By virtue and good habits I mean in this case principally the virtue of curiosity, and the habit of gently redirecting this curiosity to particular channels.
Curiosity is honed by noticing it. If you can notice and pull onto a tiny, quiet spark of curiosity about anything, the next time the spark will be bigger. If you keep noticing and pulling on these threads, eventually everything you encounter—a topic, someone’s tweet, a person at a party—will produce endless questions in your mind that your consciousness won’t be able to miss.
You also have to build the habit of redirecting the curiosity to the proper channels. God knows how much time in a day I spend responding to a tweet, a blogpost, a Youtube video, or a podcast episode in my head. When it’s time to produce a topic to write about, the case is long closed and I have nothing else to say. Or I see someone’s tweet, and I reply with a tweet of my own, without thinking whether public or private commentary is more appropriate in this case. Would this 12-tweet reply thread work better as a DM? Or, simply, I deplete my interest in a question by tweeting about it, instead of lingering on it a bit and exploring it in an essay or a journal entry.
The [I have thoughts about this → sit down to write] pipeline can be trained, whether the output ends up going into a blogpost, a Twitter DM, or even your journal.
This is the way: when you have developed curiosity, you sit down to write because you are genuinely curious to explore a particular thought in writing. You approach a person because you are genuinely curious about some aspect of them, or something they said. Or, by God, you just noticed something and you want to say it: “That’s a beautiful dress.” “That tweet made me really happy.”
Suddenly it becomes easy.
You express your curiosity; they give you a polite response. No follow-up. Mission fucking accomplished. You expressed what you wanted to express. If you keep doing this with honesty, eventually some day someone will talk back to you. If you keep blogging with honesty, eventually some day you’ll be a pretty decent writer. You’ll get your original goal as a side-effect.

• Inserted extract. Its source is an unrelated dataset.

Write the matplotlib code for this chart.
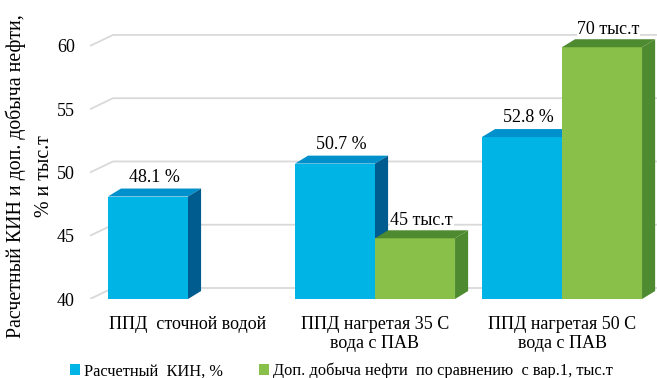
import matplotlib
matplotlib.use('Agg')
import matplotlib.pyplot as plt
from matplotlib.patches import Polygon, Patch

plt.rcParams['font.family'] = ['Liberation Serif', 'DejaVu Serif']

categories = ['ППД  сточной водой', 'ППД нагретая 35 С\nвода с ПАВ', 'ППД нагретая 50 С\nвода с ПАВ']
kin_values = [48.1, 50.7, 52.8]
extra_heights = [None, 44.8, 59.9]
extra_labels = [None, '45 тыс.т', '70 тыс.т']
series_names = ['Расчетный  КИН, %', 'Доп. добыча нефти  по сравнению  с вар.1, тыс.т']
y_ticks = [40, 45, 50, 55, 60]

blue = ('#00B4E6', '#0090CC', '#005B8F')    # front, top, side
green = ('#88C04A', '#4E8A2F', '#4E8A2F')

bar_w = 0.428
dx, dy = 0.07, 0.63          # depth of the bars
gx, gy = 0.123, 0.87         # depth of the back wall
x_left, x_right = -0.524, 2.508
y_base, y_top = 40, 62.05


def box(ax, x0, h, cols):
    x1 = x0 + bar_w
    ax.bar(x0, h - y_base, bottom=y_base, width=bar_w, align='edge',
           color=cols[0], linewidth=0, zorder=3)
    ax.add_patch(Polygon([(x0, h), (x0 + dx, h + dy), (x1 + dx, h + dy), (x1, h)],
                         closed=True, facecolor=cols[1], linewidth=0, zorder=3))
    ax.add_patch(Polygon([(x1, y_base), (x1 + dx, y_base + dy), (x1 + dx, h + dy), (x1, h)],
                         closed=True, facecolor=cols[2], linewidth=0, zorder=3))


fig = plt.figure(figsize=(6.57, 3.78), dpi=100)
ax = fig.add_axes([90 / 657, 79 / 378, 567 / 657, 279 / 378])

# back wall grid with the short floor diagonal on the left
for t in y_ticks:
    ax.plot([x_left, x_left + gx, x_right], [t, t + gy, t + gy],
            color='#D9D9D9', lw=1.3, zorder=1, solid_capstyle='butt')

for i, cat in enumerate(categories):
    box(ax, i - bar_w, kin_values[i], blue)
    ax.annotate(f'{kin_values[i]} %', (i - bar_w / 2 + dx / 2, kin_values[i] + dy),
                xytext=(0, 2), textcoords='offset points', ha='center', va='bottom',
                fontsize=13, zorder=5)
    if extra_heights[i] is not None:
        box(ax, i, extra_heights[i], green)
        ax.annotate(extra_labels[i], (i + bar_w / 2 + dx / 2, extra_heights[i] + dy),
                    xytext=(0, 1), textcoords='offset points', ha='center', va='bottom',
                    fontsize=13, zorder=5,
                    bbox=dict(facecolor='white', edgecolor='none', pad=0.5))

ax.set_xlim(x_left, x_right)
ax.set_ylim(y_base, y_top)
ax.set_yticks(y_ticks)
ax.set_yticklabels([str(t) for t in y_ticks], fontsize=13)
ax.set_xticks(range(len(categories)))
ax.set_xticklabels(categories, fontsize=13, linespacing=1.2)
ax.tick_params(axis='both', length=0)
ax.tick_params(axis='y', pad=11)
ax.tick_params(axis='x', pad=12)
for s in ax.spines.values():
    s.set_visible(False)

fig.text(0.024, 0.535, 'Расчетный КИН и доп. добыча нефти,', rotation=90,
         ha='center', va='center', fontsize=14.3)
fig.text(0.067, 0.535, '% и тыс.т', rotation=90, ha='center', va='center', fontsize=14.3)

handles = [Patch(facecolor=blue[0]), Patch(facecolor=green[0])]
fig.legend(handles, series_names, loc='center', bbox_to_anchor=(0.52, 0.018),
           ncol=2, frameon=False, fontsize=11.8, handlelength=0.6, handleheight=0.6,
           handletextpad=0.25, columnspacing=2.2, borderpad=0)

fig.savefig('out.png', dpi=100)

The tricky thing is that you have to be patient, and you don’t really control the timing. “But I want to have friends now!” “Someone else is going to DM the cute girl first!” “I’ve written three blogposts in three days and I don’t want to lose the streak!”
I guess you should’ve started developing your curiosity a year ago then. You need to give them tomatoes time to grow. You can’t pull them up with your hands. Instead of a writing habit or a DMing habit, you need to develop the habit of noticing your curiosity and expressing it. This is its own reward—it makes you more authentic and alive. Being a good writer and having a social life is a bonus.
Another aspect of timing I’m running into is that you can’t really schedule curiosity, at least not at my level (beginner). This blogpost is based on a spark of curiosity, but I only sat down to write it several hours later, and it was already significantly more difficult to start, and slow to keep writing.
Similarly, sometimes I read a tweet that inspires me to send a DM right when I’m going to bed; I don’t want to keep myself up, so I leave it for the morning. The next day, the spark of inspiration is gone. Or I do send the DM, they reply, I go to sleep. The next day, the conversation furnace has burnt out. There’s no energy left.
Similarly again, when you’re at a party, you know there’s always that one moment where you and the cute girl come across each other and you’re presented a perfect opportunity to say something to her. You have 1.5 seconds—poof, it’s gone.
You can’t store the inspiration for later, you can’t just make notes and then pull them up whenever your to-do list says it’s time to write. I mean—you can, but you’re making it more difficult. Maybe it gets easier as you level up.
Anyway. Conclusion: develop curiosity, and don’t worry so much about writing or talking to people on a schedule, sweet Monk.